Everything from the line containing "Emit a Python" through the line containing "plt.rcParams['font.family'] = ['Roboto', 'DejaVu" must be written out exactly, and nothing more; leave any pictures out.

→ MATERIAL SHOWN:

####################

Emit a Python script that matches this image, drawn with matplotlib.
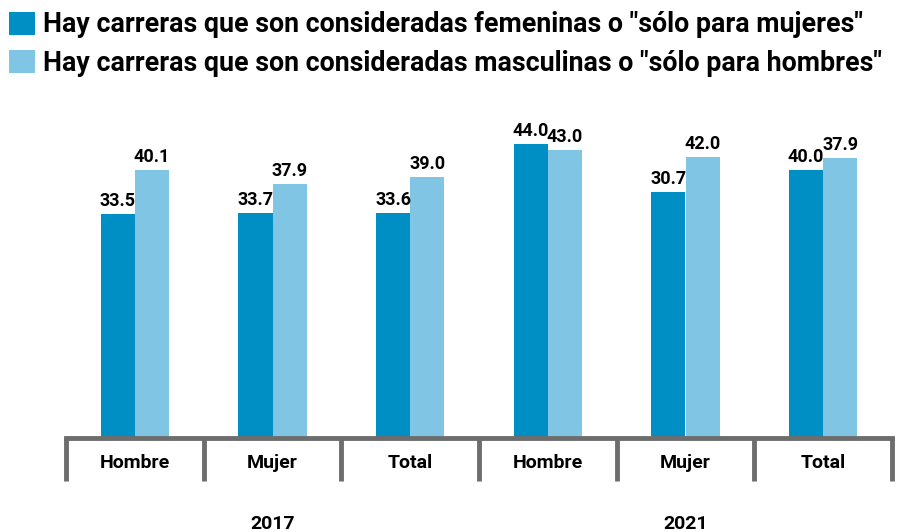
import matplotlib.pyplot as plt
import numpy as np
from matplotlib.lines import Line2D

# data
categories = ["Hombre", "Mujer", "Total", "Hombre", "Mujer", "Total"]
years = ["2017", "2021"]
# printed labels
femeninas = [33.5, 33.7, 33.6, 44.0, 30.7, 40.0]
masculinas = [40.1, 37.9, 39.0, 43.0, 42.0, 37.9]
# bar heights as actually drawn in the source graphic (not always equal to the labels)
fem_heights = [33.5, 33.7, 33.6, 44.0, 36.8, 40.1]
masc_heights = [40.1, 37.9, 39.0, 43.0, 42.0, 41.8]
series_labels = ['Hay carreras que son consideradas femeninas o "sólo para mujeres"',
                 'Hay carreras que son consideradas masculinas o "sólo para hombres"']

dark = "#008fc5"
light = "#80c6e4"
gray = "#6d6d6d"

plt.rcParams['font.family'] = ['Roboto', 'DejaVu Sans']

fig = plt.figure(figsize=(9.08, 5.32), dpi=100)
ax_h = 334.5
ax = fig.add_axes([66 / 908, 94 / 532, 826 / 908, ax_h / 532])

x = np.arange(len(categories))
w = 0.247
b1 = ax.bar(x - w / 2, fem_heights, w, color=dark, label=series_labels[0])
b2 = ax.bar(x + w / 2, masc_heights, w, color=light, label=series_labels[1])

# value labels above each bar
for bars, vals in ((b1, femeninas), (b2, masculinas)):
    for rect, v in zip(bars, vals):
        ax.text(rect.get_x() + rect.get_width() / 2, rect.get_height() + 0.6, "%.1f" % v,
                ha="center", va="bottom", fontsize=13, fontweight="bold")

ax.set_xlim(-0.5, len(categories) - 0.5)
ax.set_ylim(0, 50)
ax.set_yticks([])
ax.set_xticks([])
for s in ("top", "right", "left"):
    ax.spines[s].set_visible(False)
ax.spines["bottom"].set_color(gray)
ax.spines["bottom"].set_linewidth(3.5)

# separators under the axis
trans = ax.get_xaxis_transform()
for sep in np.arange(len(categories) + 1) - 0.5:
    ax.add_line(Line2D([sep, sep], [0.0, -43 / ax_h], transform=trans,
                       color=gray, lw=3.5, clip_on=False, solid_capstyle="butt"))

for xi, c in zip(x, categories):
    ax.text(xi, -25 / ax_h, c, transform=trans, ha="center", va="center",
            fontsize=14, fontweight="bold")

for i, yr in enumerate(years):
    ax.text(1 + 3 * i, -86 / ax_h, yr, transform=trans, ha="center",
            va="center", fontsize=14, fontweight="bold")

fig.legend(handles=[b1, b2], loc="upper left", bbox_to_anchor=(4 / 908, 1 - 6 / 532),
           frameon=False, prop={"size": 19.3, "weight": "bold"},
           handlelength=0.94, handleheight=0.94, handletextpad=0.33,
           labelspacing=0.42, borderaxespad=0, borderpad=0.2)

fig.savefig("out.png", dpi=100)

####################

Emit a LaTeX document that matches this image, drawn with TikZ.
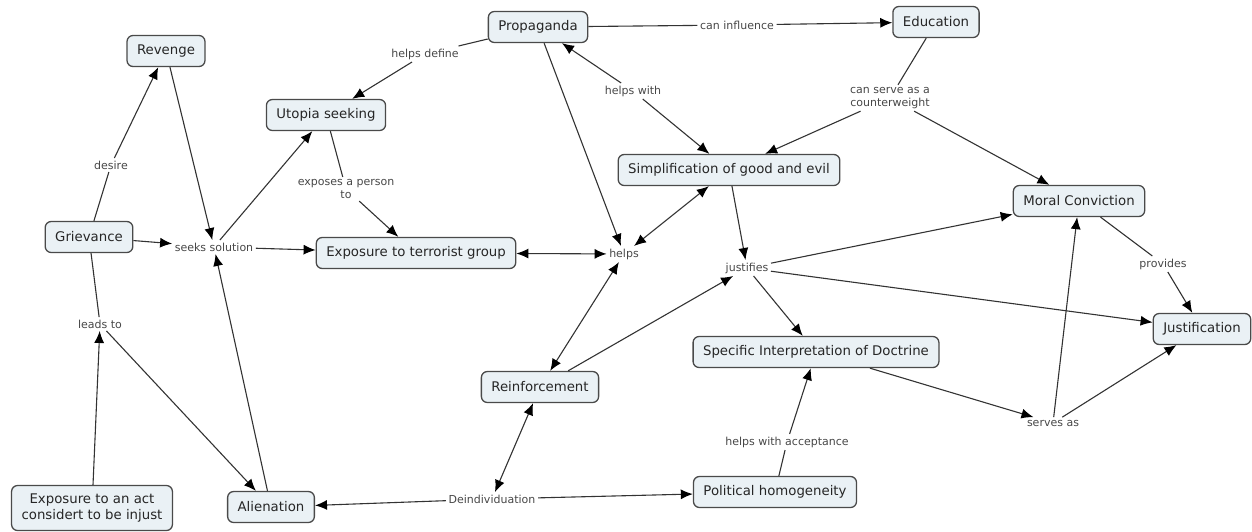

####################

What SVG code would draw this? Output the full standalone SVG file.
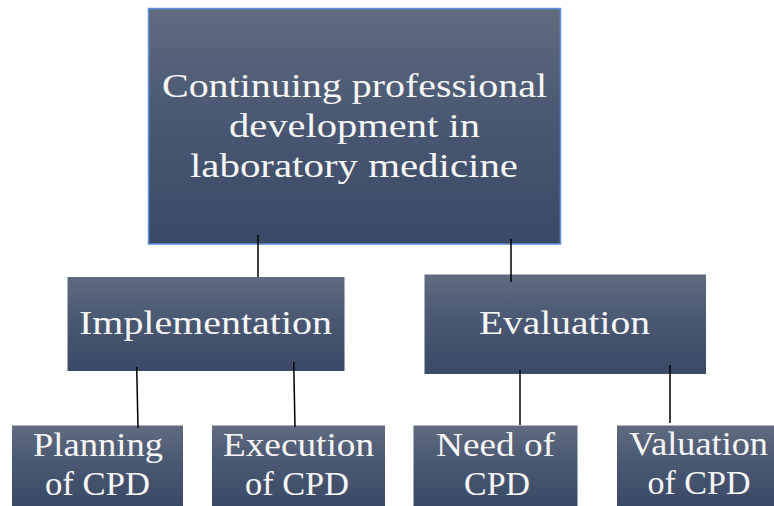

####################

→ SOLUTION TO THIS EXERCISE:
Emit a Python script that matches this image, drawn with matplotlib.
import matplotlib.pyplot as plt
import numpy as np
from matplotlib.lines import Line2D

# data
categories = ["Hombre", "Mujer", "Total", "Hombre", "Mujer", "Total"]
years = ["2017", "2021"]
# printed labels
femeninas = [33.5, 33.7, 33.6, 44.0, 30.7, 40.0]
masculinas = [40.1, 37.9, 39.0, 43.0, 42.0, 37.9]
# bar heights as actually drawn in the source graphic (not always equal to the labels)
fem_heights = [33.5, 33.7, 33.6, 44.0, 36.8, 40.1]
masc_heights = [40.1, 37.9, 39.0, 43.0, 42.0, 41.8]
series_labels = ['Hay carreras que son consideradas femeninas o "sólo para mujeres"',
                 'Hay carreras que son consideradas masculinas o "sólo para hombres"']

dark = "#008fc5"
light = "#80c6e4"
gray = "#6d6d6d"

plt.rcParams['font.family'] = ['Roboto', 'DejaVu Sans']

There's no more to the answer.